I swear, the title is kind of funny in French (try to figure out why). Anyway, in this post I wanted to dispel a misconception I had until recently on python, numpy and multi-processing, and which led me to say something silly in our SMC book.

no comment

Python and multi-processing

Most modern computers have several CPU cores; I guess even potato computers have a least two these days? On the other hand, a program written in Python will be executed on a single core, because of the GIL. This means that all the other cores will stay idle while you run your program. Which is frustrating when said program takes forever to complete.

There are different ways to make all your CPU cores work for you, but I will discuss the only two ways which I am (a bit familiar) with:

  1. Use joblib or a similar library. (But seriously, just use joblib, it’s great.) This requires a bit of work, as you have to state explicitly which parts of you program may be turned into independent tasks that will be performed in parallel. The typical use case for me is to run several times the same SMC algorithm (perhaps with different parameters, e.g. a different number of particles); see for instance this.

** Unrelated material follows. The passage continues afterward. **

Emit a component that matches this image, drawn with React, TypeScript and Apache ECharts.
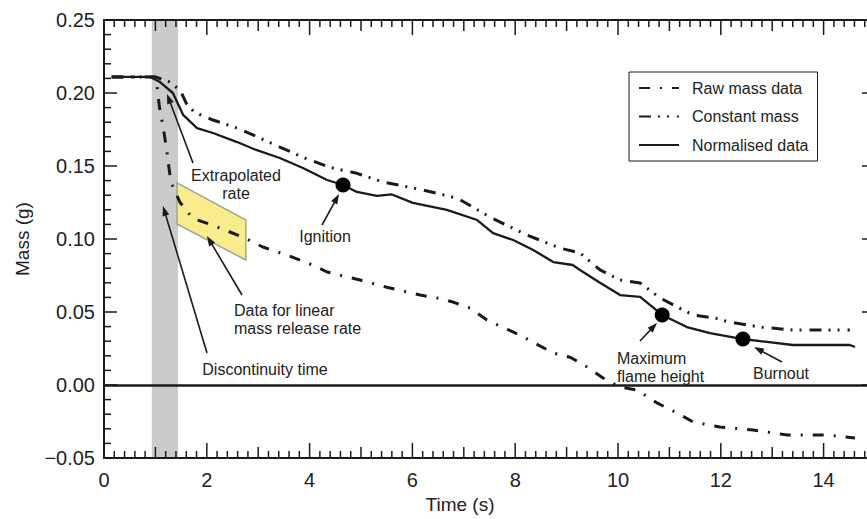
import React, { useEffect, useRef } from 'react';
import * as echarts from 'echarts';

// ---- data ----
const normT = [0.15, 0.9, 1.09, 1.34, 1.54, 1.81, 2.12, 2.59, 2.96, 3.42, 3.87, 4.34, 4.65, 4.92, 5.31, 5.6, 6.01, 6.67, 7.26, 7.57, 7.96, 8.35, 8.74, 9.12, 9.26, 9.65, 10.04, 10.43, 10.86, 11.34, 11.79, 12.43, 12.9, 13.4, 14.07, 14.51, 14.61];
const normM = [0.211, 0.211, 0.2075, 0.2, 0.185, 0.176, 0.1726, 0.1664, 0.161, 0.1555, 0.1486, 0.1404, 0.137, 0.1322, 0.1295, 0.1305, 0.1247, 0.1199, 0.113, 0.104, 0.0993, 0.0925, 0.0842, 0.0822, 0.0788, 0.07, 0.0616, 0.0603, 0.048, 0.0397, 0.0356, 0.0315, 0.0295, 0.0274, 0.0274, 0.0274, 0.026];

const constT = [0.15, 1.0, 1.25, 1.48, 1.6, 1.75, 2.12, 2.59, 2.98, 3.42, 3.87, 4.4, 4.92, 5.43, 6.15, 6.87, 7.51, 8.23, 8.87, 9.26, 9.65, 10.04, 10.43, 10.82, 11.15, 11.46, 11.93, 12.12, 12.76, 13.4, 14.51];
const constM = [0.211, 0.211, 0.208, 0.202, 0.193, 0.187, 0.1815, 0.176, 0.17, 0.163, 0.156, 0.149, 0.145, 0.139, 0.134, 0.128, 0.115, 0.1027, 0.0938, 0.0904, 0.0788, 0.0719, 0.0699, 0.0596, 0.0534, 0.048, 0.0455, 0.0435, 0.0397, 0.0377, 0.0377];

const rawT = [0.15, 1.0, 1.03, 1.08, 1.15, 1.22, 1.3, 1.48, 1.73, 2.1, 2.45, 2.74, 3.09, 3.56, 4.07, 4.34, 4.98, 5.5, 6.15, 6.48, 6.79, 7.12, 7.45, 8.09, 8.74, 9.07, 9.4, 9.71, 10.04, 10.37, 10.76, 11.15, 11.46, 11.98, 12.63, 13.29, 14.07, 14.61];
const rawM = [0.211, 0.211, 0.205, 0.19, 0.177, 0.161, 0.139, 0.125, 0.114, 0.1096, 0.1048, 0.1007, 0.0945, 0.089, 0.082, 0.0774, 0.0719, 0.067, 0.0616, 0.0596, 0.0568, 0.0527, 0.0445, 0.0342, 0.0219, 0.019, 0.0123, 0.0048, -0.0014, -0.0034, -0.0123, -0.0192, -0.0253, -0.0288, -0.0308, -0.0342, -0.0342, -0.0363];

const eventT = [4.65, 10.86, 12.43];
const eventM = [0.137, 0.048, 0.0315];

const bandT = [0.93, 1.44];
const polyT = [1.42, 2.76, 2.76, 1.42];
const polyM = [0.1384, 0.113, 0.0856, 0.1103];

const seriesNames = ['Raw mass data', 'Constant mass', 'Normalised data'];

// axis ranges and tick positions (ticks on all four sides, pointing inward)
const X_MIN = 0, X_MAX = 15, Y_MIN = -0.05, Y_MAX = 0.25;
const xTickVals = Array.from({ length: 76 }, (_, i) => Math.round(i * 2) / 10);   // every 0.2 s
const xTickLen = xTickVals.map((_, i) => (i % 10 === 0 ? 15 : i % 5 === 0 ? 11 : 7));
const yTickVals = Array.from({ length: 31 }, (_, i) => (i - 5) / 100);            // every 0.01 g
const yTickLen = yTickVals.map((_, i) => (i % 5 === 0 ? 13 : 7));

const FONT = '"Liberation Sans", Arial, Helvetica, sans-serif';
const INK = '#1a1a1a';

const pairs = (t: number[], m: number[]) => t.map((v, i) => [v, m[i]]);

function seg(x1: number, y1: number, x2: number, y2: number, w: number, z: number): any {
  return { type: 'line', z, silent: true, shape: { x1, y1, x2, y2 }, style: { stroke: INK, lineWidth: w } };
}

function bar(x: number, y: number, width: number, height: number): any {
  return { type: 'rect', z: 40, silent: true, shape: { x, y, width, height }, style: { fill: INK } };
}

function arrow(x1: number, y1: number, x2: number, y2: number): any[] {
  const dx = x2 - x1, dy = y2 - y1;
  const L = Math.hypot(dx, dy);
  const ux = dx / L, uy = dy / L;
  const hl = 10, hw = 3.5;
  const bx = x2 - ux * hl, by = y2 - uy * hl;
  return [
    seg(x1, y1, bx + ux * 2, by + uy * 2, 1.6, 50),
    { type: 'polygon', z: 50, shape: { points: [[x2, y2], [bx - uy * hw, by + ux * hw], [bx + uy * hw, by - ux * hw]] }, style: { fill: INK } },
  ];
}

function label(text: string, x: number, y: number, align: string = 'center', size: number = 16): any {
  return {
    type: 'text', z: 50,
    style: { text, x, y, font: `${size}px ${FONT}`, fill: '#222', textAlign: align, textVerticalAlign: 'middle' },
  };
}

const yFmt = (v: number) => {
  if (Math.abs(v) < 1e-9) return '0.00';
  return v < 0 ? '\u2212' + Math.abs(v).toFixed(2) : v.toFixed(2);
};

export default function App() {
  const ref = useRef<HTMLDivElement>(null);
  useEffect(() => {
    if (!ref.current) return;
    const chart = echarts.init(ref.current, undefined, { renderer: 'svg' });

    const xAxisDef = (position: string): any => ({
      type: 'value', min: X_MIN, max: X_MAX, interval: 1, position,
      axisLine: { show: true, onZero: false, lineStyle: { color: INK, width: 2 } },
      axisTick: { show: false },
      minorTick: { show: false },
      axisLabel: {
        show: position === 'bottom',
        formatter: (v: number) => (Math.round(v) % 2 === 0 && v < 15 ? String(v) : ''),
        fontSize: 20, color: '#222', fontFamily: FONT, margin: 12,
      },
      splitLine: { show: false },
    });
    const yAxisDef = (position: string, main: boolean): any => ({
      type: 'value', min: Y_MIN, max: Y_MAX, interval: 0.05, position,
      axisLine: { show: true, onZero: false, lineStyle: { color: INK, width: 2 } },
      axisTick: { show: false },
      minorTick: { show: false },
      axisLabel: { show: main, formatter: yFmt, fontSize: 20, color: '#222', fontFamily: FONT, margin: 9 },
      splitLine: { show: false },
    });

    chart.setOption({
      animation: false,
      backgroundColor: '#ffffff',
      textStyle: { fontFamily: FONT },
      grid: { left: 104, top: 20, width: 771, height: 438, outerBoundsMode: 'none' },
      legend: {
        data: seriesNames,
        orient: 'vertical',
        left: 629, top: 72,
        itemWidth: 40, itemHeight: 14, itemGap: 12.5,
        padding: [8, 9, 8, 9],
        borderColor: INK, borderWidth: 1,
        backgroundColor: '#fff',
        itemStyle: { opacity: 0, color: 'rgba(0,0,0,0)', borderWidth: 0 },
        textStyle: { fontSize: 16, color: '#222', fontFamily: FONT, padding: [0, 0, 0, 8] },
      },
      xAxis: [xAxisDef('bottom'), xAxisDef('top')],
      yAxis: [
        {
          ...yAxisDef('left', true),
          name: 'Mass (g)', nameLocation: 'middle', nameGap: 72, nameRotate: 90,
          nameTextStyle: { fontSize: 19, color: '#222', fontFamily: FONT },
        },
        yAxisDef('right', false),
      ],
      series: [
        {
          type: 'custom', name: 'linear window', z: 1, silent: true,
          xAxisIndex: 0, yAxisIndex: 0,
          data: [[polyT[0], polyM[0]]],
          renderItem: (_p: any, api: any) => ({
            type: 'polygon',
            shape: { points: polyT.map((t, i) => api.coord([t, polyM[i]])) },
            style: { fill: '#f8ec8c', stroke: '#a4a496', lineWidth: 1.5 },
          }),
        },
        {
          type: 'line', name: seriesNames[0], z: 3, xAxisIndex: 0, yAxisIndex: 0,
          data: pairs(rawT, rawM), symbol: 'none', showSymbol: false,
          lineStyle: { color: INK, width: 3, type: [11, 10, 2, 10] },
          itemStyle: { color: INK },
          markArea: {
            silent: true, z: 0,
            itemStyle: { color: '#c9cbcc' },
            data: [[{ xAxis: bandT[0] }, { xAxis: bandT[1] }]],
          },
        },
        {
          type: 'line', name: seriesNames[1], z: 3, xAxisIndex: 0, yAxisIndex: 0,
          data: pairs(constT, constM), symbol: 'none', showSymbol: false,
          lineStyle: { color: INK, width: 3, type: [12, 7, 2, 7, 2, 8] },
          itemStyle: { color: INK },
        },
        {
          type: 'line', name: seriesNames[2], z: 4, xAxisIndex: 0, yAxisIndex: 0,
          data: pairs(normT, normM), symbol: 'none', showSymbol: false,
          lineStyle: { color: INK, width: 2.3, type: 'solid' },
          itemStyle: { color: INK },
          markLine: {
            silent: true, symbol: ['none', 'none'],
            label: { show: false },
            lineStyle: { color: INK, width: 2.6, type: 'solid' },
            data: [{ yAxis: 0 }],
          },
        },
        {
          type: 'scatter', name: 'events', z: 5, xAxisIndex: 0, yAxisIndex: 0,
          data: pairs(eventT, eventM), symbol: 'circle', symbolSize: 15,
          itemStyle: { color: '#000', opacity: 1 },
        },
      ],
    });

    // ticks placed through the chart's own scales, drawn as thin filled rects
    const toPx = (x: number, y: number): number[] => {
      const p = chart.convertToPixel({ gridIndex: 0 }, [x, y]) as any;
      if (p && isFinite(p[0]) && isFinite(p[1])) return p;
      return [104 + ((x - X_MIN) / (X_MAX - X_MIN)) * 771, 20 + ((Y_MAX - y) / (Y_MAX - Y_MIN)) * 438];
    };
    const W = 1.5;
    const ticks: any[] = [];
    xTickVals.forEach((v, i) => {
      const len = xTickLen[i];
      const b = toPx(v, Y_MIN);
      const t = toPx(v, Y_MAX);
      ticks.push(bar(b[0] - W / 2, b[1] - len, W, len));
      ticks.push(bar(t[0] - W / 2, t[1], W, len));
    });
    yTickVals.forEach((v, i) => {
      const len = yTickLen[i];
      const l = toPx(X_MIN, v);
      const r = toPx(X_MAX, v);
      ticks.push(bar(l[0], l[1] - W / 2, len, W));
      ticks.push(bar(r[0] - len, r[1] - W / 2, len, W));
    });

    const annotations: any[] = [
      ...arrow(193, 163, 167, 94),
      label('Extrapolated', 236, 175),
      label('rate', 236, 193),
      ...arrow(207, 353, 163, 206),
      label('Discontinuity time', 265, 369),
      ...arrow(242, 295, 207, 236),
      label('Data for linear', 234, 310, 'left'),
      label('mass release rate', 234, 328, 'left'),
      ...arrow(322, 225, 339, 194),
      label('Ignition', 325, 236),
      ...arrow(640, 341, 657, 323),
      label('Maximum', 617, 358, 'left'),
      label('flame height', 617, 376, 'left'),
      ...arrow(782, 362, 754, 347),
      label('Burnout', 753, 373, 'left'),
      label('Time (s)', 460, 504, 'center', 19),
    ];

    chart.setOption({ graphic: [...ticks, ...annotations] });
    return () => chart.dispose();
  }, []);
  return <div ref={ref} style={{ position: 'absolute', left: 0, top: 0, width: 867, height: 519 }} />;
}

  2. Do nothing, and pray that your program rely on those Numpy operations which are already parallelised for you (multithreaded). Numpy rely on low-level (C/Fortran) linear algebra libraries such as BLAS and LAPACK, and these libraries are able to implement certain operations (e.g. matrix multiplication) on multiple cores. In this case, your python script still runs on a single core, but, when it encounters a multithreaded numpy operation, this operation spawns (temporarily, for this operation only) several threads that are executed on different cores.

My bad

Ok, now for my misconception (a.k.a. what a idiot I am.) When I run on a standard PC the following script, which implements the numerical experiment of Chapter 17 (on SMC samplers) in our book, all the cores are kept busy during the execution. This script does not rely on any form of explicit parallelism. Several SMC samplers are run, but sequentially (I don’t use multiSMC in this script). So clearly it’s numpy that is doing its thing (point 2 above). In fact, by profiling it, one can see that most of the CPU time is spent in the one line that computes the log-likelihood of the logistic regression model, and this involves a matrix multiplication. So this makes sense.

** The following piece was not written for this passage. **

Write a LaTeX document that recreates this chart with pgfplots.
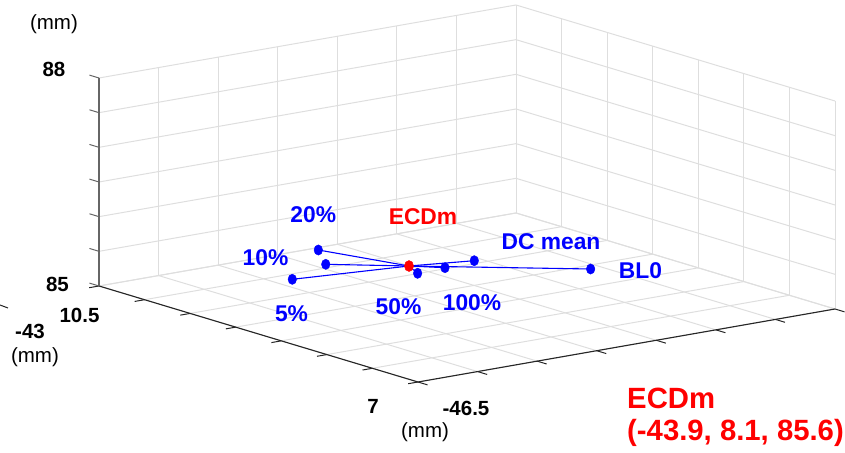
\documentclass[border=0pt]{standalone}
\usepackage{fontspec}
\setmainfont{Liberation Sans}
\usepackage{pgfplots}
\pgfplotsset{compat=1.18}
\definecolor{gridgray}{RGB}{222,222,222}
\definecolor{axgray}{RGB}{38,38,38}
\begin{document}
\begin{tikzpicture}
\begin{axis}[
  x={(119.14pt,20.86pt)}, y={(-91.14pt,27.43pt)}, z={(0pt,69.33pt)},
  xmin=-46.5, xmax=-43, ymin=7, ymax=10.5, zmin=85, zmax=88,
  xtick={-46.5,-46,-45.5,-45,-44.5,-44,-43.5,-43},
  ytick={7,7.5,8,8.5,9,9.5,10,10.5},
  ztick={85,85.5,86,86.5,87,87.5,88},
  xticklabels={}, yticklabels={}, zticklabels={},
  major tick length=0pt,
  grid=major, grid style={draw=gridgray, line width=1pt},
  axis line style={draw=none},
  clip=false,
]
% star lines from ECDm to every condition
\addplot3[blue, line width=1.1pt, no marks] coordinates {(-45.236,8.751,85.6) (-45.435,9.486,85.6)};
\addplot3[blue, line width=1.1pt, no marks] coordinates {(-45.236,8.751,85.6) (-45.648,9.126,85.6)};
\addplot3[blue, line width=1.1pt, no marks] coordinates {(-45.236,8.751,85.6) (-46.090,8.915,85.6)};
\addplot3[blue, line width=1.1pt, no marks] coordinates {(-45.236,8.751,85.6) (-45.319,8.548,85.6)};
\addplot3[blue, line width=1.1pt, no marks] coordinates {(-45.236,8.751,85.6) (-45.075,8.567,85.6)};
\addplot3[blue, line width=1.1pt, no marks] coordinates {(-45.236,8.751,85.6) (-44.796,8.610,85.6)};
\addplot3[blue, line width=1.1pt, no marks] coordinates {(-45.236,8.751,85.6) (-44.325,7.949,85.6)};
% condition points
\addplot3[only marks, mark=*, blue, mark size=4.3pt, mark options={yscale=1.2}] coordinates {
(-45.435,9.486,85.6) (-45.648,9.126,85.6) (-46.090,8.915,85.6) (-45.319,8.548,85.6)
(-45.075,8.567,85.6) (-44.796,8.610,85.6) (-44.325,7.949,85.6)};
% ECDm
\addplot3[only marks, mark=*, red, mark size=4.6pt, mark options={yscale=1.2}] coordinates {(-45.236,8.751,85.6)};
% axis lines
\draw[axgray, line width=1.1pt] (axis cs:-46.5,10.5,85) -- (axis cs:-46.5,7,85) -- (axis cs:-43,7,85);
\draw[black!60, line width=1.1pt] (axis cs:-46.5,10.5,85) -- (axis cs:-46.5,10.5,88);
% tick marks
\pgfplotsinvokeforeach{-46.5,-46,-45.5,-45,-44.5,-44,-43.5,-43}{
  \draw[axgray, line width=1pt] (axis cs:#1,7,85) -- (axis cs:#1,6.895,85);}
\pgfplotsinvokeforeach{7,7.5,8,8.5,9,9.5,10,10.5}{
  \draw[axgray, line width=1pt] (axis cs:-46.5,#1,85) -- (axis cs:-46.583,#1,85);}
\pgfplotsinvokeforeach{85,85.5,86,86.5,87,87.5,88}{
  \draw[black!60, line width=1pt] (axis cs:-46.5,10.5,#1) -- (axis cs:-46.5,10.605,#1);}
\coordinate (B) at (axis cs:-46.5,7,85);
\end{axis}
\coordinate (O) at ([shift={(-418pt,-70pt)}]B);
\pgfresetboundingbox
\useasboundingbox (O) rectangle ([shift={(845pt,452pt)}]O);
% tick labels
\begin{scope}[every node/.style={inner sep=0pt, font=\fontsize{20.5}{24}\selectfont}]
\node at ([shift={(54pt,383pt)}]O) {\textbf{88}};
\node at ([shift={(57.5pt,167.5pt)}]O) {\textbf{85}};
\node at ([shift={(54pt,428pt)}]O) {(mm)};
\node at ([shift={(79.5pt,136.5pt)}]O) {\textbf{10.5}};
\node at ([shift={(30pt,120.5pt)}]O) {\textbf{-43}};
\node at ([shift={(35pt,94.5pt)}]O) {(mm)};
\node at ([shift={(373pt,45.5pt)}]O) {\textbf{7}};
\node at ([shift={(466pt,43.5pt)}]O) {\textbf{-46.5}};
\node at ([shift={(425pt,19.5pt)}]O) {(mm)};
\node[anchor=west] at ([shift={(844pt,94pt)}]O) {(mm)};
\end{scope}
\draw[axgray, line width=1pt] ([shift={(0pt,147pt)}]O) -- ([shift={(8pt,144pt)}]O);
% data labels
\begin{scope}[every node/.style={inner sep=0pt, text=blue, font=\fontsize{22.8}{26}\selectfont\bfseries}]
\node at ([shift={(313.3pt,237.5pt)}]O) {20\%};
\node at ([shift={(265.5pt,194pt)}]O) {10\%};
\node at ([shift={(291.5pt,138.5pt)}]O) {5\%};
\node at ([shift={(398.5pt,145.5pt)}]O) {50\%};
\node at ([shift={(472pt,149.5pt)}]O) {100\%};
\node at ([shift={(551pt,210.5pt)}]O) {DC mean};
\node at ([shift={(640.5pt,181pt)}]O) {BL0};
\node[text=red] at ([shift={(423pt,235.5pt)}]O) {ECDm};
\end{scope}
\begin{scope}[every node/.style={inner sep=0pt, text=red, anchor=base west, font=\fontsize{29.3}{32}\selectfont\bfseries}]
\node at ([shift={(627pt,43.7pt)}]O) {ECDm};
\node at ([shift={(627pt,12pt)}]O) {(-43.9, 8.1, 85.6)};
\end{scope}
\end{tikzpicture}
\end{document}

In the book (page 352 if you want to check), I said naively: if you have k cores, you get a x k speed-up for free in this particular experiment. I thought that that was the case, because all my CPU cores were 100% busy the whole time.

However, I did some more testing recently and tried to compare the running time of this script when numpy does multithreading and when it does not. (See here on how you may disable multithreading in numpy.)

  1. On a standard PC, the speed-up is more like… one per-cent?

  2. On a certain cloud-based architecture that I’m currently playing with (and which rely on kubernetes containers), multithreading can actually slow down the script by a factor of 10 or more.

What’s going on?

I am not sure, I’m a bit out of my depth here. I guess what happens is that, for this particular script, the speed-up brought by multithreading is cancelled by the time it takes to generate new threads at the beginning of the numpy operation. (Remember that this must be done each time a line with a multithreaded numpy operation is executed.) In fact, the multithreaded operation seems to be a matrix/vector mutiplication, where the matrix is not very large. (It’s of size \((N, d)\), where \(N\) is the number of particles. I tried to increase N several times over, but it did not change the results.)

And things may get worse in containers, where either numpy might do wrong assumptions on the available resources, or you simply share resources with many other users. (Disclaimer, I don’t know what I’m talking about.)

Also, of course, this kind or results may depend on your hardware, the version of python and related libraries you are using (in particular whether you use the openBLAS version of BLAS of the MKL one which is specific to Intel CPUs, to see this, check the output numpy.config() on your machine.) and so on. The picture below summaries the situation.

Alice decided to better understand multiprocessing in Python

Enter joblib

The discussion above assumes you run a single program, and that Numpy may or may not get access to all the cores. What if you try to implement multi-processing (using joblib, multiprocessing or something else), but each task perform numpy operations? You could have a over-subscription problem, that is, you end up with many threads (more than the number of cores), and the computer wastes a lot of time trying to juggle between all these threads.

Fortunately, joblib is smart enough to tell numpy to calm down and generate fewer threads. This point is discussed here inin the documentation. Well worth a read.

I managed to speed up my script significantly by using joblib, but I still cannot obtain a x 24 factor on my niffy 24-core PC. I am still crying investigating.

Take-home messages

  • It’s not because all your 20 CPU cores are busy that your script is running 20 times faster.

  • If you actually want to achieve a substantial speed-up in a multi-core hardware, you might need to try different things, and check the actual results (i.e. measure the total running time).

  • Read this and this if you want to learn more about multiprocessing and numpy, I found these pages clear and authoritative on this topic.

  • don’t believe everything you read in books? :-)